* What is expected
Below is a listing to transcribe in full and exactly; keep the pictures out.

* Exercise inputs
______________________________

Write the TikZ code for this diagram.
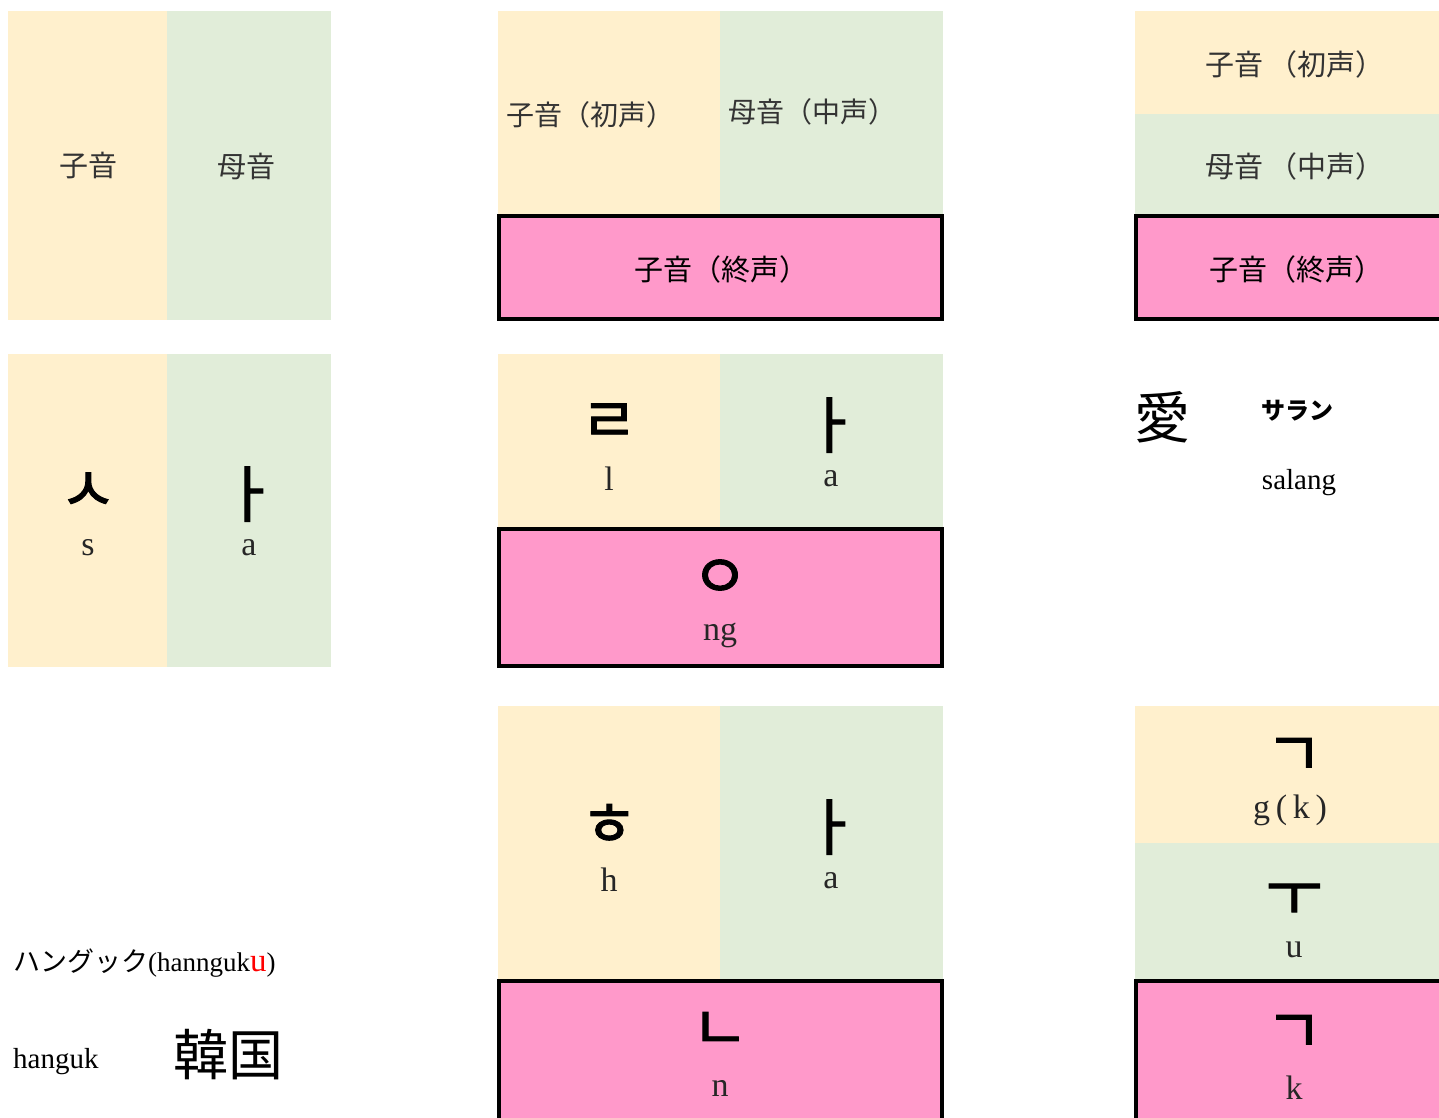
\documentclass[tikz,border=0pt]{standalone}
\usepackage{fontspec}
\setmainfont{Liberation Serif}
\newfontfamily\jp{Noto Sans CJK JP}
\newfontfamily\kr{Noto Sans CJK KR}[FakeBold=1.5]
\definecolor{yel}{HTML}{FFF0CD}
\definecolor{grn}{HTML}{E1EDD9}
\definecolor{pnk}{HTML}{FF99CA}
\begin{document}
\begin{tikzpicture}[x=1pt,y=-1pt,
  yelbox/.style={fill=yel,draw=none},
  grnbox/.style={fill=grn,draw=none},
  pnkbox/.style={fill=pnk,draw=black,line width=3.2pt},
  lab/.style={font=\jp\fontsize{29}{34}\selectfont,text=black!80,inner sep=0pt},
  lab2/.style={font=\jp\fontsize{28}{32}\selectfont,text=black!80,inner sep=0pt},
  plab/.style={font=\jp\fontsize{29}{33}\selectfont,text=black,inner sep=0pt},
  jamo/.style={font=\kr\fontsize{62}{66}\selectfont,inner sep=0pt},
  rom/.style={font=\fontsize{34}{38}\selectfont,text=black!85,inner sep=0pt},
]
\useasboundingbox (0,0) rectangle (1439,1118);
\clip (0,0) rectangle (1439,1118);
% ---- row 1 ----
\fill[yelbox] (8,11) rectangle (167,320);
\fill[grnbox] (167,11) rectangle (331,320);
\node[lab] (c1) at (88,166) {子音};
\node[lab] (v1) at (246,166) {母音};

\fill[yelbox] (498,11) rectangle (720,215);
\fill[grnbox] (720,11) rectangle (943,215);
\draw[pnkbox] (499,216) rectangle (942,319);
\node[lab2,anchor=west] (c2) at (506,115) {子音（初声）};
\node[lab2,anchor=west] (v2) at (728,112) {母音（中声）};
\node[plab] (f2) at (721,269) {子音（終声）};

\fill[yelbox] (1135,11) rectangle (1445,114);
\fill[grnbox] (1135,114) rectangle (1445,215);
\draw[pnkbox] (1136,216) rectangle (1450,319);
\node[lab] (c3) at (1295,64) {子音\,（初声）};
\node[lab] (v3) at (1295,166) {母音\,（中声）};
\node[plab] (f3) at (1296,269) {子音（終声）};

% ---- row 2 ----
\fill[yelbox] (8,354) rectangle (167,667);
\fill[grnbox] (167,354) rectangle (331,667);
\node[jamo] (s1) at (88,492) {ㅅ};
\node[rom] (s1r) at (88,548) {s};
\node[jamo] (a1) at (249,494) {ㅏ};
\node[rom] (a1r) at (249,548) {a};

\fill[yelbox] (498,354) rectangle (720,528);
\fill[grnbox] (720,354) rectangle (943,528);
\draw[pnkbox] (499,529) rectangle (942,666);
\node[jamo] (l2) at (609,423) {ㄹ};
\node[rom] (l2r) at (609,479) {l};
\node[jamo] (a2) at (831,425) {ㅏ};
\node[rom] (a2r) at (831,479) {a};
\node[jamo] (ng2) at (720,579) {ㅇ};
\node[rom] (ng2r) at (720,635) {ng};

\node[font=\jp\fontsize{56}{60}\selectfont,inner sep=0pt] (ai) at (1162,417) {愛};
\node[font=\jp\bfseries\fontsize{24}{28}\selectfont,inner sep=0pt] (sarang) at (1297,411) {サラン};
\node[font=\fontsize{29}{32}\selectfont,inner sep=0pt] (salang) at (1299,483) {salang};

% ---- row 3 ----
\fill[yelbox] (498,706) rectangle (720,980);
\fill[grnbox] (720,706) rectangle (943,980);
\draw[pnkbox] (499,981) rectangle (942,1130);
\node[jamo] (h3) at (609,825) {ㅎ};
\node[rom] (h3r) at (609,880) {h};
\node[jamo] (a3) at (831,827) {ㅏ};
\node[rom] (a3r) at (831,881) {a};
\node[jamo] (n3) at (720,1031) {ㄴ};
\node[rom] (n3r) at (720,1088) {n};

\fill[yelbox] (1135,706) rectangle (1445,843);
\fill[grnbox] (1135,843) rectangle (1445,980);
\draw[pnkbox] (1136,981) rectangle (1450,1130);
\node[jamo] (g4) at (1294,757) {ㄱ};
\node[rom] (g4r) at (1290,810) {g\,(\,k\,)};
\node[jamo] (u4) at (1294,900) {ㅜ};
\node[rom] (u4r) at (1294,950) {u};
\node[jamo] (k4) at (1294,1034) {ㄱ};
\node[rom] (k4r) at (1294,1088) {k};

% ---- bottom left ----
\node[anchor=west,inner sep=0pt,font=\fontsize{27}{30}\selectfont] (hang1) at (13,963)
  {{\jp ハングック}(hannguk{\color{red}\fontsize{33}{34}\selectfont u})};
\node[anchor=west,inner sep=0pt,font=\fontsize{29}{32}\selectfont] (hang2) at (13,1062) {hanguk};
\node[anchor=west,inner sep=0pt,font=\jp\fontsize{55}{60}\selectfont] (kankoku) at (173,1055) {韓国};
\end{tikzpicture}
\end{document}
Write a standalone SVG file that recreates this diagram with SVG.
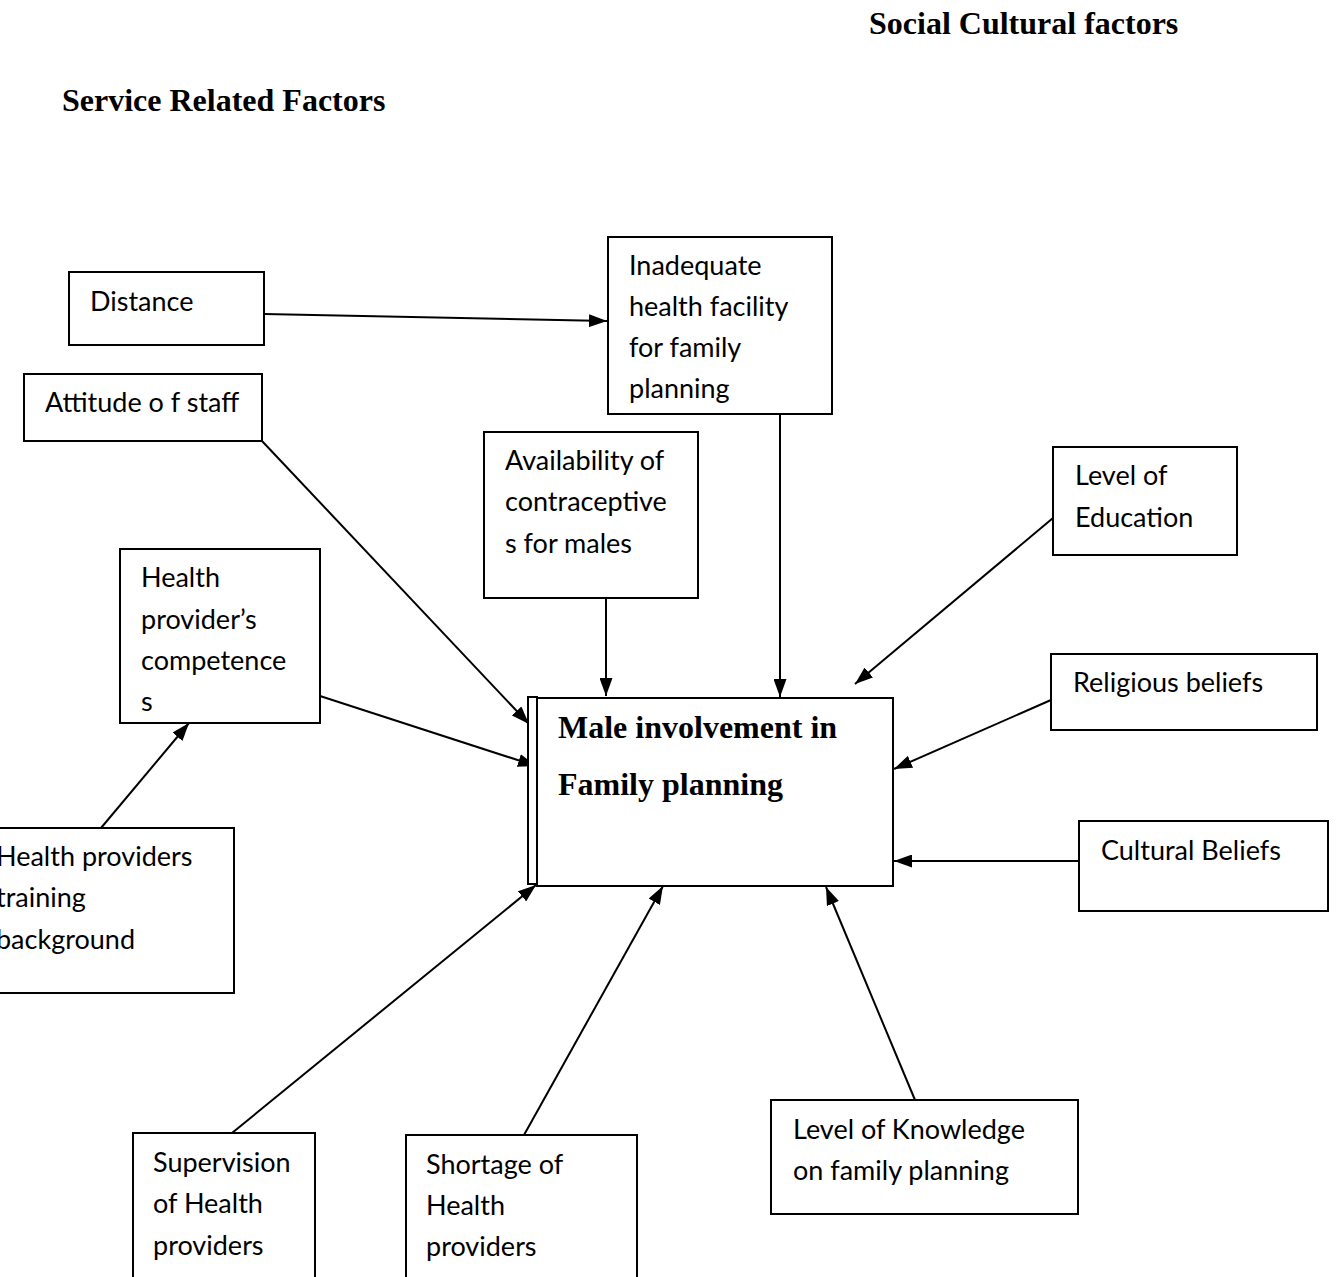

______________________________

* Written reply
Write the TikZ code for this diagram.
\documentclass[tikz,border=0pt]{standalone}
\usepackage{fontspec}
\setmainfont{Liberation Serif}
\newfontfamily\jp{Noto Sans CJK JP}
\newfontfamily\kr{Noto Sans CJK KR}[FakeBold=1.5]
\definecolor{yel}{HTML}{FFF0CD}
\definecolor{grn}{HTML}{E1EDD9}
\definecolor{pnk}{HTML}{FF99CA}
\begin{document}
\begin{tikzpicture}[x=1pt,y=-1pt,
  yelbox/.style={fill=yel,draw=none},
  grnbox/.style={fill=grn,draw=none},
  pnkbox/.style={fill=pnk,draw=black,line width=3.2pt},
  lab/.style={font=\jp\fontsize{29}{34}\selectfont,text=black!80,inner sep=0pt},
  lab2/.style={font=\jp\fontsize{28}{32}\selectfont,text=black!80,inner sep=0pt},
  plab/.style={font=\jp\fontsize{29}{33}\selectfont,text=black,inner sep=0pt},
  jamo/.style={font=\kr\fontsize{62}{66}\selectfont,inner sep=0pt},
  rom/.style={font=\fontsize{34}{38}\selectfont,text=black!85,inner sep=0pt},
]
\useasboundingbox (0,0) rectangle (1439,1118);
\clip (0,0) rectangle (1439,1118);
% ---- row 1 ----
\fill[yelbox] (8,11) rectangle (167,320);
\fill[grnbox] (167,11) rectangle (331,320);
\node[lab] (c1) at (88,166) {子音};
\node[lab] (v1) at (246,166) {母音};

\fill[yelbox] (498,11) rectangle (720,215);
\fill[grnbox] (720,11) rectangle (943,215);
\draw[pnkbox] (499,216) rectangle (942,319);
\node[lab2,anchor=west] (c2) at (506,115) {子音（初声）};
\node[lab2,anchor=west] (v2) at (728,112) {母音（中声）};
\node[plab] (f2) at (721,269) {子音（終声）};

\fill[yelbox] (1135,11) rectangle (1445,114);
\fill[grnbox] (1135,114) rectangle (1445,215);
\draw[pnkbox] (1136,216) rectangle (1450,319);
\node[lab] (c3) at (1295,64) {子音\,（初声）};
\node[lab] (v3) at (1295,166) {母音\,（中声）};
\node[plab] (f3) at (1296,269) {子音（終声）};

% ---- row 2 ----
\fill[yelbox] (8,354) rectangle (167,667);
\fill[grnbox] (167,354) rectangle (331,667);
\node[jamo] (s1) at (88,492) {ㅅ};
\node[rom] (s1r) at (88,548) {s};
\node[jamo] (a1) at (249,494) {ㅏ};
\node[rom] (a1r) at (249,548) {a};

\fill[yelbox] (498,354) rectangle (720,528);
\fill[grnbox] (720,354) rectangle (943,528);
\draw[pnkbox] (499,529) rectangle (942,666);
\node[jamo] (l2) at (609,423) {ㄹ};
\node[rom] (l2r) at (609,479) {l};
\node[jamo] (a2) at (831,425) {ㅏ};
\node[rom] (a2r) at (831,479) {a};
\node[jamo] (ng2) at (720,579) {ㅇ};
\node[rom] (ng2r) at (720,635) {ng};

\node[font=\jp\fontsize{56}{60}\selectfont,inner sep=0pt] (ai) at (1162,417) {愛};
\node[font=\jp\bfseries\fontsize{24}{28}\selectfont,inner sep=0pt] (sarang) at (1297,411) {サラン};
\node[font=\fontsize{29}{32}\selectfont,inner sep=0pt] (salang) at (1299,483) {salang};

% ---- row 3 ----
\fill[yelbox] (498,706) rectangle (720,980);
\fill[grnbox] (720,706) rectangle (943,980);
\draw[pnkbox] (499,981) rectangle (942,1130);
\node[jamo] (h3) at (609,825) {ㅎ};
\node[rom] (h3r) at (609,880) {h};
\node[jamo] (a3) at (831,827) {ㅏ};
\node[rom] (a3r) at (831,881) {a};
\node[jamo] (n3) at (720,1031) {ㄴ};
\node[rom] (n3r) at (720,1088) {n};

\fill[yelbox] (1135,706) rectangle (1445,843);
\fill[grnbox] (1135,843) rectangle (1445,980);
\draw[pnkbox] (1136,981) rectangle (1450,1130);
\node[jamo] (g4) at (1294,757) {ㄱ};
\node[rom] (g4r) at (1290,810) {g\,(\,k\,)};
\node[jamo] (u4) at (1294,900) {ㅜ};
\node[rom] (u4r) at (1294,950) {u};
\node[jamo] (k4) at (1294,1034) {ㄱ};
\node[rom] (k4r) at (1294,1088) {k};

% ---- bottom left ----
\node[anchor=west,inner sep=0pt,font=\fontsize{27}{30}\selectfont] (hang1) at (13,963)
  {{\jp ハングック}(hannguk{\color{red}\fontsize{33}{34}\selectfont u})};
\node[anchor=west,inner sep=0pt,font=\fontsize{29}{32}\selectfont] (hang2) at (13,1062) {hanguk};
\node[anchor=west,inner sep=0pt,font=\jp\fontsize{55}{60}\selectfont] (kankoku) at (173,1055) {韓国};
\end{tikzpicture}
\end{document}
Write a standalone SVG file that recreates this diagram with SVG.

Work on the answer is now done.